▸ **TASK DETAILS**: Write out the data below exactly as given, without any of its pictures.
------------------------------------
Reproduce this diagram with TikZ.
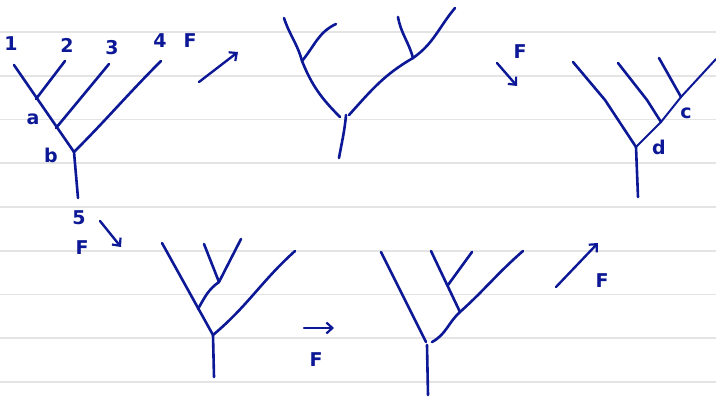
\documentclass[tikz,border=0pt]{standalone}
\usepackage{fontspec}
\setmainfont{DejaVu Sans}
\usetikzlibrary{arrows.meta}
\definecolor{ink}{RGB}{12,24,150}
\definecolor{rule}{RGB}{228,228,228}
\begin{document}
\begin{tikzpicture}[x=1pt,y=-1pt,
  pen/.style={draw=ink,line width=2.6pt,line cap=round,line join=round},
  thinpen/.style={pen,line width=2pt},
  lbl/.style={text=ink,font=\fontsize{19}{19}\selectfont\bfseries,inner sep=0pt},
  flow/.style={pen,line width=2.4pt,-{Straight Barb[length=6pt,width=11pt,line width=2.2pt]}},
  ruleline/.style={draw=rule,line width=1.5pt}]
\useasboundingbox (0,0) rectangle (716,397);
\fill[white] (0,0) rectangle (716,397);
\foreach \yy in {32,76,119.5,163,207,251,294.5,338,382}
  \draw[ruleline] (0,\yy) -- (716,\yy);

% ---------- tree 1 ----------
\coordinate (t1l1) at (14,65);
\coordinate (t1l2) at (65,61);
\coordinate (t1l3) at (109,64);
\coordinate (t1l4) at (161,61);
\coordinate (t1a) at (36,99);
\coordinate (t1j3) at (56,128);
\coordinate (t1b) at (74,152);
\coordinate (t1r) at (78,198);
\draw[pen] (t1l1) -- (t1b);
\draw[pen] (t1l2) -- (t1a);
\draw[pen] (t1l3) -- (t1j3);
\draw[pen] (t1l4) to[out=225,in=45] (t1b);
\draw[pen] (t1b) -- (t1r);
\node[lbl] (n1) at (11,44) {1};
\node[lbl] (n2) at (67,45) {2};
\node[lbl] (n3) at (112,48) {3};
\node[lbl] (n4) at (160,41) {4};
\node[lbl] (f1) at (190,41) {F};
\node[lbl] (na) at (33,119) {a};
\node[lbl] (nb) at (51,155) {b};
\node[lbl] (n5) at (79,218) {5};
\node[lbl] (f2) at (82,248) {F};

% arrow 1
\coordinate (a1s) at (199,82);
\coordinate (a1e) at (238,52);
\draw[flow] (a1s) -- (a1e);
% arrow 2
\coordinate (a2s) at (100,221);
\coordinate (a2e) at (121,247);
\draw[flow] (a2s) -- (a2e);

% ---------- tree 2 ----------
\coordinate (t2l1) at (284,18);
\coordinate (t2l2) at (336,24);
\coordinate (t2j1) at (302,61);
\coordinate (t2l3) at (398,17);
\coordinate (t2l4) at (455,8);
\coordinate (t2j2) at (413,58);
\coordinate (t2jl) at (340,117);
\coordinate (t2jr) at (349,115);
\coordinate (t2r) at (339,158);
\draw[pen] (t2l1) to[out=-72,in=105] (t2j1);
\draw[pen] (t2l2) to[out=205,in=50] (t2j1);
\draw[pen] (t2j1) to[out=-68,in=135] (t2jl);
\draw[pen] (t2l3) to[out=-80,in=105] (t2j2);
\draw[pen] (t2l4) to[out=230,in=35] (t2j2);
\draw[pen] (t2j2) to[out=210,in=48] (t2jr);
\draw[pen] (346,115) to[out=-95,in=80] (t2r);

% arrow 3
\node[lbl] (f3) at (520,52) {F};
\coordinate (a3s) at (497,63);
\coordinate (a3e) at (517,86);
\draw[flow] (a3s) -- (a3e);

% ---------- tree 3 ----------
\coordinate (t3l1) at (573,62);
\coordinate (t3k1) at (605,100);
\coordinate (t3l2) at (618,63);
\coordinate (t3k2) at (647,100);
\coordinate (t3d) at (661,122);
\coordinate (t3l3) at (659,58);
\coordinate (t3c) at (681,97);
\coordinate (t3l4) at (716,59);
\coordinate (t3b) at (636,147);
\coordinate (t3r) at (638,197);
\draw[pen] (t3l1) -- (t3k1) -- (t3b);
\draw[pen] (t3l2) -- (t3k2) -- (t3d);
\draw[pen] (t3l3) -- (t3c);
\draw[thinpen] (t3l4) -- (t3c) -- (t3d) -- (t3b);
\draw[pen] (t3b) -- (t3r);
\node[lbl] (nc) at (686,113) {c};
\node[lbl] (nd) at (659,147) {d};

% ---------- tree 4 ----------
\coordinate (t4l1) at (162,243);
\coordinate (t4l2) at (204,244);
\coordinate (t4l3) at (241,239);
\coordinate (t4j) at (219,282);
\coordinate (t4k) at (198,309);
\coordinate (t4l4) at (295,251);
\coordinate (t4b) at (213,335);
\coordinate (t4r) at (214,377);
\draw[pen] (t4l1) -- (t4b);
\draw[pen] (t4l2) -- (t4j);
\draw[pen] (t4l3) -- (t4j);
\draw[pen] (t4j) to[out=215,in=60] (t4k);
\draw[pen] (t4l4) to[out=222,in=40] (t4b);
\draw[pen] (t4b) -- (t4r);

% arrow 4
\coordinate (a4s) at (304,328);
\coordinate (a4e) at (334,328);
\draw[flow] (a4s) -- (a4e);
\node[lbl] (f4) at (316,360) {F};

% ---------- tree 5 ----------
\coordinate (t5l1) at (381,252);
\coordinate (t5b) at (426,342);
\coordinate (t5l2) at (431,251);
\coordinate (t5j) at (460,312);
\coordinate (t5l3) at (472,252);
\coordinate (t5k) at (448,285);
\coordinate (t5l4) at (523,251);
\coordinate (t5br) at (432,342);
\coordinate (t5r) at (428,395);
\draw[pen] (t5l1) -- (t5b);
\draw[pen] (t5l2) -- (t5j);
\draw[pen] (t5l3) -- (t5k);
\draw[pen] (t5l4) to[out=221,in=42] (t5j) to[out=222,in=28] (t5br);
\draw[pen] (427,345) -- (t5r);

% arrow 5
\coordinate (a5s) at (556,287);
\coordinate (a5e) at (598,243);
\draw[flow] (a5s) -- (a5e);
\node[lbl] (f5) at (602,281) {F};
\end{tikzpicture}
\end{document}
------------------------------------
▸ **TASK OUTPUT**:
Reproduce this diagram with TikZ.
\documentclass[tikz,border=0pt]{standalone}
\usepackage{fontspec}
\setmainfont{DejaVu Sans}
\usetikzlibrary{arrows.meta}
\definecolor{ink}{RGB}{12,24,150}
\definecolor{rule}{RGB}{228,228,228}
\begin{document}
\begin{tikzpicture}[x=1pt,y=-1pt,
  pen/.style={draw=ink,line width=2.6pt,line cap=round,line join=round},
  thinpen/.style={pen,line width=2pt},
  lbl/.style={text=ink,font=\fontsize{19}{19}\selectfont\bfseries,inner sep=0pt},
  flow/.style={pen,line width=2.4pt,-{Straight Barb[length=6pt,width=11pt,line width=2.2pt]}},
  ruleline/.style={draw=rule,line width=1.5pt}]
\useasboundingbox (0,0) rectangle (716,397);
\fill[white] (0,0) rectangle (716,397);
\foreach \yy in {32,76,119.5,163,207,251,294.5,338,382}
  \draw[ruleline] (0,\yy) -- (716,\yy);

% ---------- tree 1 ----------
\coordinate (t1l1) at (14,65);
\coordinate (t1l2) at (65,61);
\coordinate (t1l3) at (109,64);
\coordinate (t1l4) at (161,61);
\coordinate (t1a) at (36,99);
\coordinate (t1j3) at (56,128);
\coordinate (t1b) at (74,152);
\coordinate (t1r) at (78,198);
\draw[pen] (t1l1) -- (t1b);
\draw[pen] (t1l2) -- (t1a);
\draw[pen] (t1l3) -- (t1j3);
\draw[pen] (t1l4) to[out=225,in=45] (t1b);
\draw[pen] (t1b) -- (t1r);
\node[lbl] (n1) at (11,44) {1};
\node[lbl] (n2) at (67,45) {2};
\node[lbl] (n3) at (112,48) {3};
\node[lbl] (n4) at (160,41) {4};
\node[lbl] (f1) at (190,41) {F};
\node[lbl] (na) at (33,119) {a};
\node[lbl] (nb) at (51,155) {b};
\node[lbl] (n5) at (79,218) {5};
\node[lbl] (f2) at (82,248) {F};

% arrow 1
\coordinate (a1s) at (199,82);
\coordinate (a1e) at (238,52);
\draw[flow] (a1s) -- (a1e);
% arrow 2
\coordinate (a2s) at (100,221);
\coordinate (a2e) at (121,247);
\draw[flow] (a2s) -- (a2e);

% ---------- tree 2 ----------
\coordinate (t2l1) at (284,18);
\coordinate (t2l2) at (336,24);
\coordinate (t2j1) at (302,61);
\coordinate (t2l3) at (398,17);
\coordinate (t2l4) at (455,8);
\coordinate (t2j2) at (413,58);
\coordinate (t2jl) at (340,117);
\coordinate (t2jr) at (349,115);
\coordinate (t2r) at (339,158);
\draw[pen] (t2l1) to[out=-72,in=105] (t2j1);
\draw[pen] (t2l2) to[out=205,in=50] (t2j1);
\draw[pen] (t2j1) to[out=-68,in=135] (t2jl);
\draw[pen] (t2l3) to[out=-80,in=105] (t2j2);
\draw[pen] (t2l4) to[out=230,in=35] (t2j2);
\draw[pen] (t2j2) to[out=210,in=48] (t2jr);
\draw[pen] (346,115) to[out=-95,in=80] (t2r);

% arrow 3
\node[lbl] (f3) at (520,52) {F};
\coordinate (a3s) at (497,63);
\coordinate (a3e) at (517,86);
\draw[flow] (a3s) -- (a3e);

% ---------- tree 3 ----------
\coordinate (t3l1) at (573,62);
\coordinate (t3k1) at (605,100);
\coordinate (t3l2) at (618,63);
\coordinate (t3k2) at (647,100);
\coordinate (t3d) at (661,122);
\coordinate (t3l3) at (659,58);
\coordinate (t3c) at (681,97);
\coordinate (t3l4) at (716,59);
\coordinate (t3b) at (636,147);
\coordinate (t3r) at (638,197);
\draw[pen] (t3l1) -- (t3k1) -- (t3b);
\draw[pen] (t3l2) -- (t3k2) -- (t3d);
\draw[pen] (t3l3) -- (t3c);
\draw[thinpen] (t3l4) -- (t3c) -- (t3d) -- (t3b);
\draw[pen] (t3b) -- (t3r);
\node[lbl] (nc) at (686,113) {c};
\node[lbl] (nd) at (659,147) {d};

% ---------- tree 4 ----------
\coordinate (t4l1) at (162,243);
\coordinate (t4l2) at (204,244);
\coordinate (t4l3) at (241,239);
\coordinate (t4j) at (219,282);
\coordinate (t4k) at (198,309);
\coordinate (t4l4) at (295,251);
\coordinate (t4b) at (213,335);
\coordinate (t4r) at (214,377);
\draw[pen] (t4l1) -- (t4b);
\draw[pen] (t4l2) -- (t4j);
\draw[pen] (t4l3) -- (t4j);
\draw[pen] (t4j) to[out=215,in=60] (t4k);
\draw[pen] (t4l4) to[out=222,in=40] (t4b);
\draw[pen] (t4b) -- (t4r);

% arrow 4
\coordinate (a4s) at (304,328);
\coordinate (a4e) at (334,328);
\draw[flow] (a4s) -- (a4e);
\node[lbl] (f4) at (316,360) {F};

% ---------- tree 5 ----------
\coordinate (t5l1) at (381,252);
\coordinate (t5b) at (426,342);
\coordinate (t5l2) at (431,251);
\coordinate (t5j) at (460,312);
\coordinate (t5l3) at (472,252);
\coordinate (t5k) at (448,285);
\coordinate (t5l4) at (523,251);
\coordinate (t5br) at (432,342);
\coordinate (t5r) at (428,395);
\draw[pen] (t5l1) -- (t5b);
\draw[pen] (t5l2) -- (t5j);
\draw[pen] (t5l3) -- (t5k);
\draw[pen] (t5l4) to[out=221,in=42] (t5j) to[out=222,in=28] (t5br);
\draw[pen] (427,345) -- (t5r);

% arrow 5
\coordinate (a5s) at (556,287);
\coordinate (a5e) at (598,243);
\draw[flow] (a5s) -- (a5e);
\node[lbl] (f5) at (602,281) {F};
\end{tikzpicture}
\end{document}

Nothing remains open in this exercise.